The Waco Crime Free Multi-Housing Program is an initiative that helps provide peace of mind and safety for Waco area rental housing.
The program was implemented to help reduce criminal activity in communities and helps create a partnership between police and owners of rental properties.
The Waco Crime Free Multi-Housing Program is part of the international Crime Free Association. Crime prevention officer Kandy Knowles said Baylor is the only university in the nation to have a program like this with student housing.
“The main goal is getting tenants educated and getting them to work together,” said Waco detective Vincent Glenn. “You cannot eliminate crime, but you can reduce it.”
A three-phase system is used to certify a rental property to be part of the program.
Phase one is an eight-hour training program for property owners, management, leasing staff, maintenance crews and other people in the management office.

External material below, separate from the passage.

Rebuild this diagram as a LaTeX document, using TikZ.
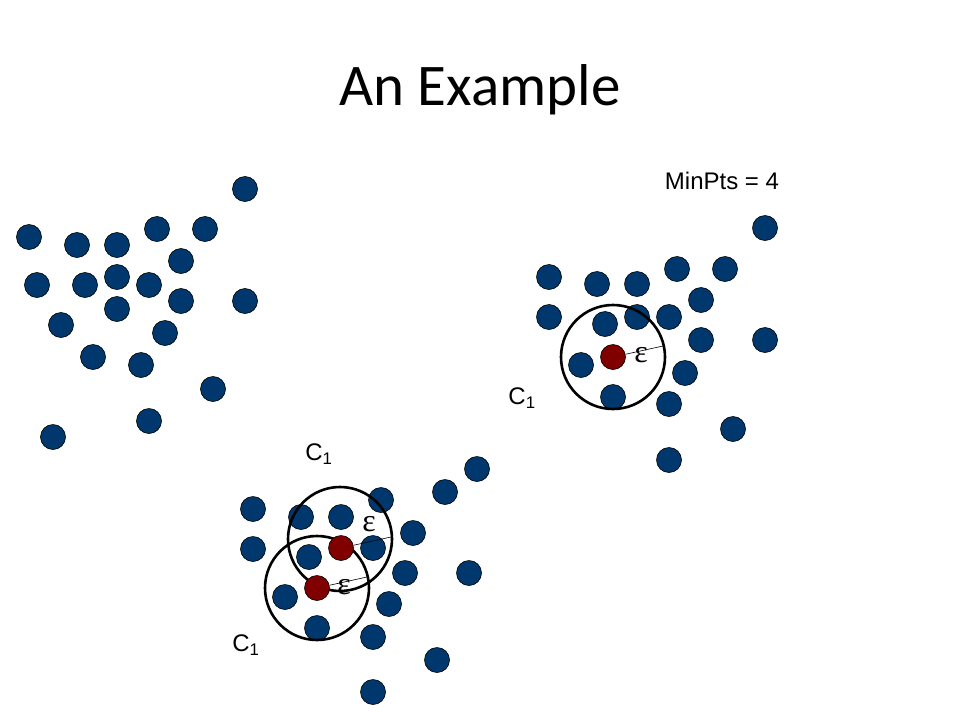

Phase two consists of a Crime Prevention through Environmental Design inspection. The requirements for this inspection are Texas and Waco codes of ordinance compliance, building address visibility, security lighting, proper trimming of shrubbery and trees, front doors peep holes, dead bolt locks on exterior doors, strike plates, slide devices on windows and secondary locking devices on ground level windows.

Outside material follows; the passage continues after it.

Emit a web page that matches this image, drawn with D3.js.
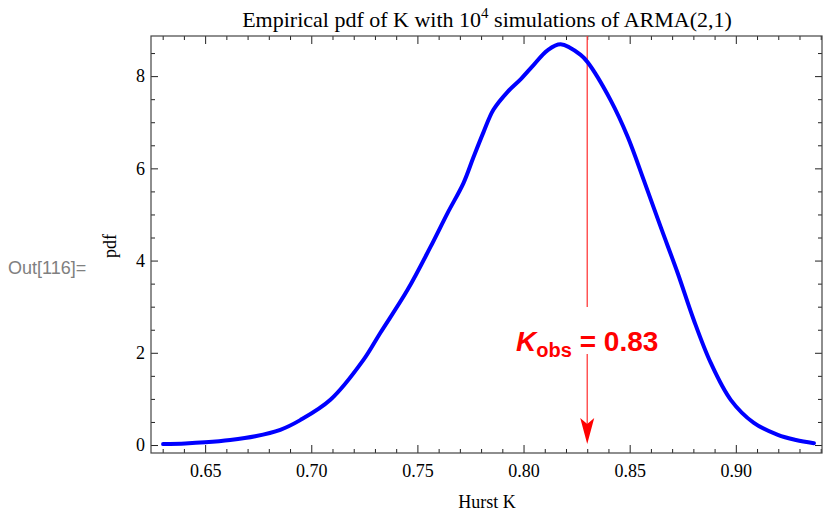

The third phase is for the rental property to host a safety social. The Baylor Police Department will conduct the social and give information about general safety principles and crime prevention.
“The Baylor website has a list of places that are part of the crime-free program,” said Baylor police officer Scott Curry. “If your place is not on the list it’s not crime free. That list is updating all the time. It never stops.”

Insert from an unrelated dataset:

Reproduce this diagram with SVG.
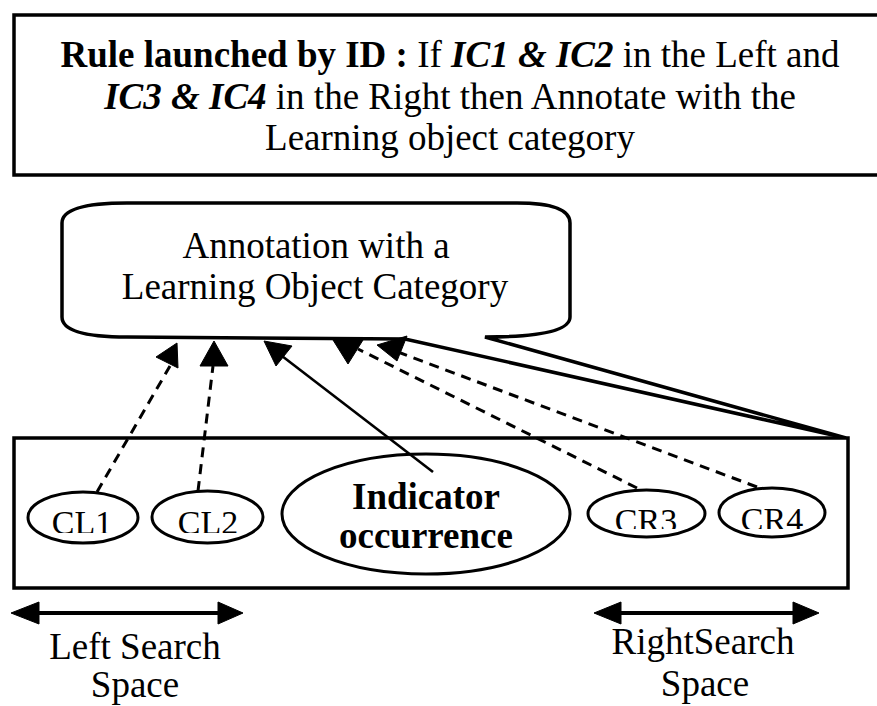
<svg xmlns="http://www.w3.org/2000/svg" width="877" height="706" viewBox="0 0 877 706">
  <style>
    text { font-family: "Liberation Serif", "Times New Roman", serif; fill: #000; }
    .big { font-size: 37px; }
    .small { font-size: 34px; }
    .b { font-weight: bold; }
    .bi { font-weight: bold; font-style: italic; }
    .frame { fill: #fff; stroke: #000; stroke-width: 3.5; }
    .oval { fill: #fff; stroke: #000; stroke-width: 3; }
    .solid { fill: none; stroke: #000; stroke-width: 2.6; }
    .dash { fill: none; stroke: #000; stroke-width: 3; stroke-dasharray: 10 7; }
    .head { fill: #000; stroke: #000; stroke-width: 1; stroke-linejoin: miter; }
    .span { fill: none; stroke: #000; stroke-width: 4; }
  </style>
  <defs>
    <clipPath id="clipLeft"><rect x="0" y="480" width="300" height="53"/></clipPath>
    <clipPath id="clipRight"><rect x="580" y="480" width="280" height="49"/></clipPath>
  </defs>

  <rect width="877" height="706" fill="#fff"/>

  <!-- rule box (runs past the right edge) -->
  <g id="rule">
    <rect class="frame" x="14" y="15" width="870" height="160"/>
    <text class="big" x="450" y="67" text-anchor="middle"><tspan class="b">Rule launched by ID :</tspan> If <tspan class="bi">IC1 &amp; IC2</tspan> in the Left and</text>
    <text class="big" x="450" y="108.5" text-anchor="middle"><tspan class="bi">IC3 &amp; IC4</tspan> in the Right then Annotate with the</text>
    <text class="big" x="450" y="150" text-anchor="middle">Learning object category</text>
  </g>

  <!-- annotation callout with its tail -->
  <g id="annotation">
    <path class="frame" d="M 127,203 L 517,203 Q 570,203 570,223 L 570,317 Q 570,337 485,337 L 846,438 L 405,339 L 127,337 Q 62,337 62,317 L 62,223 Q 62,203 127,203 Z"/>
    <text class="big" x="316" y="258" text-anchor="middle">Annotation with a</text>
    <text class="big" x="315" y="299" text-anchor="middle">Learning Object Category</text>
  </g>

  <!-- search window -->
  <g id="window">
    <rect class="frame" x="14" y="438" width="834" height="150"/>
  </g>

  <g id="cl1">
    <ellipse class="oval" cx="83" cy="517.5" rx="55" ry="25.5"/>
    <text class="small" x="82" y="534" text-anchor="middle" clip-path="url(#clipLeft)">CL1</text>
  </g>
  <g id="cl2">
    <ellipse class="oval" cx="207.5" cy="517" rx="55.5" ry="26"/>
    <text class="small" x="208" y="534" text-anchor="middle" clip-path="url(#clipLeft)">CL2</text>
  </g>
  <g id="indicator">
    <ellipse class="oval" cx="426" cy="514" rx="144" ry="60"/>
    <text class="big b" x="426" y="509" text-anchor="middle">Indicator</text>
    <text class="big b" x="426" y="548" text-anchor="middle">occurrence</text>
  </g>
  <g id="cr3">
    <ellipse class="oval" cx="646.5" cy="513.5" rx="58.5" ry="23.5"/>
    <text class="small" x="646" y="532" text-anchor="middle" clip-path="url(#clipRight)">CR3</text>
  </g>
  <g id="cr4">
    <ellipse class="oval" cx="772" cy="512.5" rx="53" ry="24.5"/>
    <text class="small" x="772" y="531" text-anchor="middle" clip-path="url(#clipRight)">CR4</text>
  </g>

  <!-- connectors -->
  <g id="connectors">
    <line class="dash" x1="97" y1="492" x2="170" y2="366"/>
    <polygon class="head" points="156,357 177,343 178,368"/>

    <line class="dash" x1="198" y1="491" x2="213" y2="366"/>
    <polygon class="head" points="214,341 200,366 228,366"/>

    <line class="solid" x1="433" y1="472" x2="282" y2="356"/>
    <polygon class="head" points="264,341 292,346 276,366"/>

    <line class="dash" x1="637" y1="488" x2="358" y2="349"/>
    <polygon class="head" points="333,340 363,340 348,364"/>

    <line class="dash" x1="757" y1="487" x2="398" y2="352"/>
    <polygon class="head" points="377,345 407,336 397,361"/>
  </g>

  <!-- search space extents -->
  <g id="left-space">
    <line class="span" x1="36" y1="613" x2="221" y2="613"/>
    <polygon class="head" points="11,613 39,602 39,624"/>
    <polygon class="head" points="243,613 218,602 218,624"/>
    <text class="big" x="135" y="659" text-anchor="middle">Left Search</text>
    <text class="big" x="135" y="697" text-anchor="middle">Space</text>
  </g>
  <g id="right-space">
    <line class="span" x1="618" y1="613" x2="796" y2="613"/>
    <polygon class="head" points="594,613 621,602 621,624"/>
    <polygon class="head" points="819,613 793,602 793,624"/>
    <text class="big" x="703" y="654" text-anchor="middle">RightSearch</text>
    <text class="big" x="705" y="696" text-anchor="middle">Space</text>
  </g>
</svg>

The program believes there are three ways criminal activity comes into a rental community: through criminals living there, criminals visiting friends there and criminals going to the property to commit crimes.
Curry said he has reviewed the crime statistics over the past few years and all crime statistics in Waco are on the decline.
The program requires rental property managers to complete background check all tenants and for property managers to create a lease addendum that would give the property managers power to evict a tenant if one is found guilty of a crime.
Rental properties that are not part of the program are not allowed to solicit students. At Baylor’s annual housing fair, only properties that are part of the program are allowed to be there and distribute brochures and information to students.
All properties that are certified in the program receive a daily email that tells them about any incidents that happened on any crime-free property. This is to help notice patterns and keep everyone informed. The police department also works with the program by alerting the property manager if arrest one of their tenants.
“We want what is best and what is safe for students,” said Kandy Knowles, “And we want them to have multiple choices of places to live.”